The Institute of Classical Architecture & Classical America (ICA&CA)
The ICA&CA is dedicated to advancing the practice and appreciation of the classical tradition in architecture and the allied arts. While its web site offers much to the student of architecture, period furniture makers will find plenty of interest as well, including the bookstore and an online handbook featuring a useful explanation of the Five Orders with a discussion of classical moldings.
The Mid-West Tool Collectors Association (MWTCA)
MWTCA is a non-profit international organization whose purpose is the study, preservation and understanding of the early tools, implements and devices used by our ancestors in their homes, shops, farms and at sea. The industries and crafts in which these tools were used as well as the craftsmen who used them is the goal of its mission. The name of the organization is a misnomer since its membership of approximately 4,000 individuals is drawn from all 50 states and from many other countries around the world.
National Association of Watch and Clock Collectors, Inc. (NAWCC)
NAWCC, headquartered in Columbia, PA operates a library, school and museum for those having a fascination with the art and science of timekeeping. Members receive an annual subscription to two quality NAWCC publications; participation in regional and national conventions and trading marts, local chapter activities, workshops and educational seminars, and complimentary admission to the museum.
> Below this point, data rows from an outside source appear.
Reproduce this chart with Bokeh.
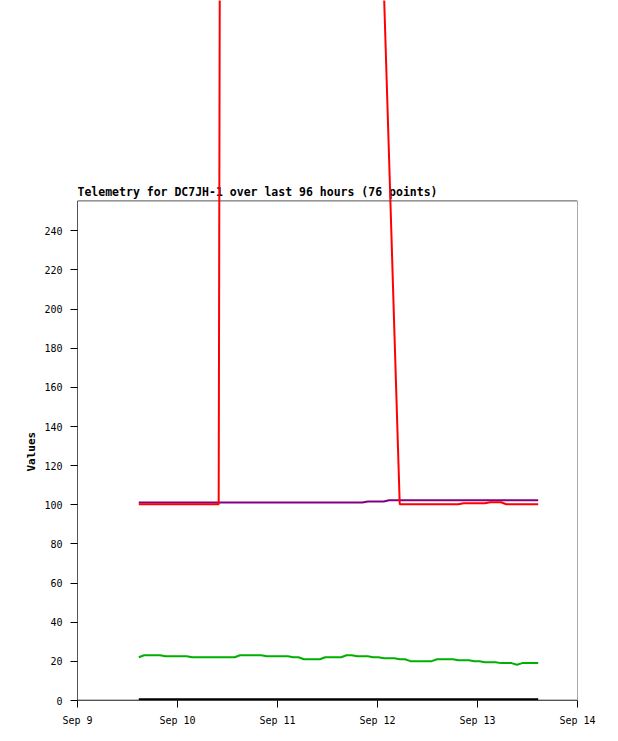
import numpy as np
from bokeh.plotting import figure
from bokeh.models import Range1d, FixedTicker, ColumnDataSource, Title
from bokeh.core.properties import value
from bokeh.embed import file_html
from bokeh.resources import INLINE

# ---- data ----
title_text = "Telemetry for DC7JH-1 over last 96 hours (76 points)"
y_label = "Values"
x_ticks = [9, 10, 11, 12, 13, 14]
x_tick_labels = ["Sep 9", "Sep 10", "Sep 11", "Sep 12", "Sep 13", "Sep 14"]
y_ticks = list(range(0, 241, 20))
y_top = 255.3            # top of the drawn plot box
t_start, t_end = 9.613, 13.607   # first / last sample (day of September)
n_points = 76

green = ([22.1] + [23.1]*4 + [22.6]*5 + [22.1]*9 + [23.1]*5 + [22.6]*5 +
         [22.1]*2 + [21.1]*4 + [22.1]*4 + [23.1]*2 + [22.6]*3 + [22.1]*2 +
         [21.6]*3 + [21.1]*2 + [20.1]*5 + [21.1]*4 + [20.6]*3 + [20.1]*2 +
         [19.6]*3 + [19.1]*3 + [18.3] + [19.1]*4)
purple = [101.2]*43 + [101.7]*4 + [102.3]*29
red = ([100.3]*16 + [1400]*29 + [454, 365, 277, 188] +
       [100.3]*12 + [100.8]*5 + [101.3]*3 + [100.3]*7)
black = [0.6]*76

times = np.linspace(t_start, t_end, n_points)

frame_h = 700
px_per_unit = (700 - 200.4) / y_top
y_max = frame_h / px_per_unit

p = figure(frame_width=500, frame_height=frame_h,
           min_border_left=77, min_border_right=33,
           min_border_top=0, min_border_bottom=33,
           x_range=Range1d(9, 14), y_range=Range1d(0, y_max),
           output_backend="svg", toolbar_location=None)
p.outline_line_color = None
p.grid.visible = False
p.background_fill_color = "white"
p.border_fill_color = "white"

mono = "DejaVu Sans Mono"
for ax in (p.xaxis[0], p.yaxis[0]):
    ax.axis_line_color = None
    ax.major_tick_out = 7
    ax.major_tick_in = 0
    ax.minor_tick_line_color = None
    ax.major_tick_line_color = "black"
    ax.major_label_text_font = mono
    ax.major_label_text_font_size = "10px"
    ax.major_label_text_color = "black"

p.xaxis.ticker = FixedTicker(ticks=x_ticks)
p.xaxis.major_label_overrides = dict(zip(x_ticks, x_tick_labels))
p.xaxis.major_label_standoff = 7
p.yaxis.ticker = FixedTicker(ticks=y_ticks)
p.yaxis.major_label_standoff = 8

# y-axis label as a left-side title, placed along the drawn box
p.add_layout(Title(text=y_label, align="left", offset=229, standoff=8,
                   text_font=mono, text_font_style="bold",
                   text_font_size="11px", text_color="black"), "left")

# plot box
p.quad(left=[x_ticks[0]], right=[x_ticks[-1]], bottom=[0], top=[y_top],
       fill_color=None, line_color="#555555", line_width=1)
p.line([x_ticks[0], x_ticks[0]], [0, y_top], line_color="black", line_width=1)
p.line([x_ticks[0], x_ticks[-1]], [0, 0], line_color="black", line_width=1.5)

# title
p.text(x=[x_ticks[0]], y=[y_top], text=[title_text], text_font=value(mono),
       text_font_style="bold", text_font_size="11.5px", text_color="black",
       text_baseline="bottom", text_align="left", y_offset=-2)

src = ColumnDataSource(dict(t=times, green=green, purple=purple, red=red, black=black))
p.line("t", "black", source=src, line_color="black", line_width=2)
p.line("t", "green", source=src, line_color="#00b000", line_width=2)
p.line("t", "purple", source=src, line_color="#800080", line_width=2)
p.line("t", "red", source=src, line_color="#ff0000", line_width=2)

open("out.html", "w").write(file_html(p, INLINE))
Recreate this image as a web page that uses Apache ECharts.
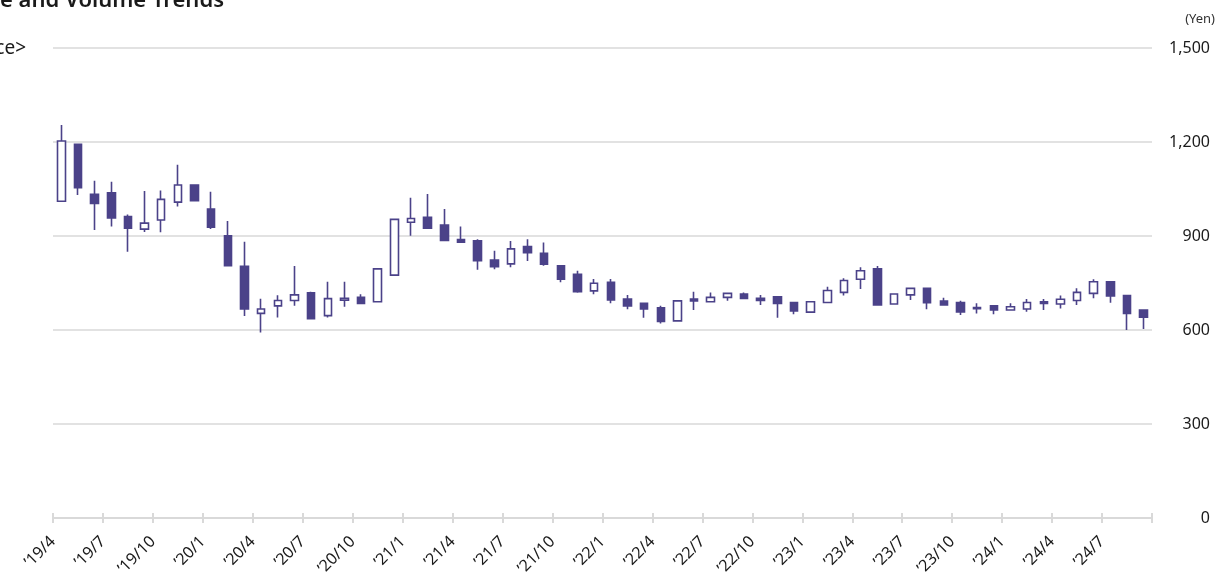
<!DOCTYPE html>
<html>
<head>
<meta charset="utf-8">
<script src="https://cdn.jsdelivr.net/npm/echarts@6/dist/echarts.min.js"></script>
<style>
html,body{margin:0;padding:0;background:#fff;}
#c{width:1218px;height:581px;}
</style>
</head>
<body>
<div id="c"></div>
<script>
// Monthly periods, 2019/4 .. 2024/9
const months = [
  "2019/4","2019/5","2019/6","2019/7","2019/8","2019/9","2019/10","2019/11","2019/12",
  "2020/1","2020/2","2020/3","2020/4","2020/5","2020/6","2020/7","2020/8","2020/9","2020/10","2020/11","2020/12",
  "2021/1","2021/2","2021/3","2021/4","2021/5","2021/6","2021/7","2021/8","2021/9","2021/10","2021/11","2021/12",
  "2022/1","2022/2","2022/3","2022/4","2022/5","2022/6","2022/7","2022/8","2022/9","2022/10","2022/11","2022/12",
  "2023/1","2023/2","2023/3","2023/4","2023/5","2023/6","2023/7","2023/8","2023/9","2023/10","2023/11","2023/12",
  "2024/1","2024/2","2024/3","2024/4","2024/5","2024/6","2024/7","2024/8","2024/9"
];
const opens  = [1011,1193,1033,1038,962,922,951,1008,1063,986,901,803,653,677,694,719,646,695,704,690,775,944,960,935,889,885,823,811,866,845,805,778,725,752,699,685,671,629,699,690,704,715,701,706,688,657,688,720,762,795,683,712,733,692,688,672,677,664,667,685,683,694,717,754,710,664];
const closes = [1203,1054,1004,958,925,941,1017,1063,1013,928,805,667,667,694,712,636,700,701,685,795,953,956,925,886,880,821,802,859,847,810,762,722,749,696,677,667,627,693,693,704,717,701,694,685,661,690,726,758,789,680,715,733,687,680,658,668,664,674,688,690,698,720,754,709,653,641];
const lows   = [1010,1031,919,930,850,913,912,994,1013,922,805,645,592,640,677,636,640,674,682,690,775,901,925,886,880,792,794,800,820,805,752,719,714,685,666,639,621,629,664,688,693,701,680,639,650,655,685,710,731,680,683,696,666,680,648,653,650,664,658,664,669,680,701,687,600,603];
const highs  = [1254,1193,1076,1073,969,1044,1045,1127,1063,1041,948,882,700,711,804,722,754,754,714,795,956,1022,1034,986,930,890,853,884,890,879,805,789,763,763,712,688,677,693,722,720,720,720,712,706,688,690,738,765,800,804,715,733,733,703,693,685,677,685,699,699,710,733,762,756,710,664];
// Quarterly tick labels (every 3 months)
const tickLabels = ["’19/4","’19/7","’19/10","’20/1","’20/4","’20/7","’20/10","’21/1","’21/4","’21/7","’21/10","’22/1","’22/4","’22/7","’22/10","’23/1","’23/4","’23/7","’23/10","’24/1","’24/4","’24/7"];
const yTicks = [0,300,600,900,1200,1500];

const PURPLE = '#4b4289';
const FONT = '"Noto Sans", "Open Sans", sans-serif';
const ohlc = months.map((m,i)=>[opens[i],closes[i],lows[i],highs[i]]);

const chart = echarts.init(document.getElementById('c'), null, {renderer:'canvas'});
chart.setOption({
  animation:false,
  backgroundColor:'#fff',
  textStyle:{fontFamily:FONT},
  grid:{left:53,right:66,top:48,bottom:63,containLabel:false,outerBoundsMode:'none'},
  graphic:[
    {type:'text', x:224, y:12, style:{text:'Stock Price and Volume Trends', fontSize:22, fontWeight:600, fill:'#1a1a1a', fontFamily:FONT, align:'right', verticalAlign:'bottom'}},
    {type:'text', x:26, y:49, style:{text:'<Stock Price>', fontSize:19, fill:'#1a1a1a', fontFamily:FONT, align:'right', verticalAlign:'middle'}},
    {type:'text', x:1215, y:19, style:{text:'(Yen)', fontSize:13, fill:'#333', fontFamily:FONT, align:'right', verticalAlign:'middle'}}
  ],
  xAxis:[
    {type:'category', data:months, boundaryGap:true, show:false},
    {type:'value', min:0, max:months.length, interval:3, position:'bottom',
      axisLine:{show:true, lineStyle:{color:'#d9d9d9', width:2}},
      axisTick:{show:true, length:5, lineStyle:{color:'#d9d9d9', width:2}},
      splitLine:{show:false},
      axisLabel:{rotate:45, margin:21, fontSize:16, color:'#1a1a1a', fontFamily:FONT,
        showMaxLabel:true, showMinLabel:true,
        formatter:function(v){const k=Math.round(v/3); return tickLabels[k]!==undefined?tickLabels[k]:'';}}
    },
    {type:'value', min:0, max:months.length, interval:3, position:'bottom',
      axisLine:{show:false},
      axisTick:{show:true, inside:true, length:5, lineStyle:{color:'#d9d9d9', width:2}},
      axisLabel:{show:false}, splitLine:{show:false}
    }
  ],
  yAxis:{
    type:'value', position:'right', min:yTicks[0], max:yTicks[yTicks.length-1], interval:300,
    axisLine:{show:false}, axisTick:{show:false},
    splitLine:{show:true, lineStyle:{color:'#d9d9d9', width:1.5}},
    axisLabel:{margin:58, align:'right', fontSize:16, color:'#1a1a1a', fontFamily:FONT,
      formatter:function(v){return v.toLocaleString('en-US');}}
  },
  series:[{
    type:'candlestick', xAxisIndex:0, yAxisIndex:0,
    data:ohlc, barWidth:8,
    itemStyle:{color:'#ffffff', color0:PURPLE, borderColor:PURPLE, borderColor0:PURPLE, borderWidth:1.6}
  }]
});
</script>
</body>
</html>
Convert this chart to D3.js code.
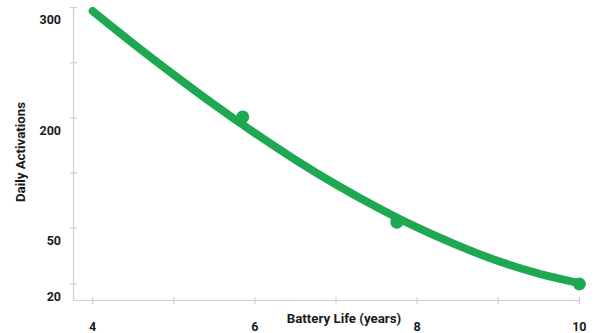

The Wooden Artifacts Group (WAG)
The Wooden Artifacts Specialty Group of the American Institute of Conservators has a long history within AIC. With more than 300 members, WAG provides a valuable professional network for wood conservators. WAG's primary activities are centered around the business meeting and specialty sessions at the AIC annual meeting. The web site features a Guide to Conservation Services.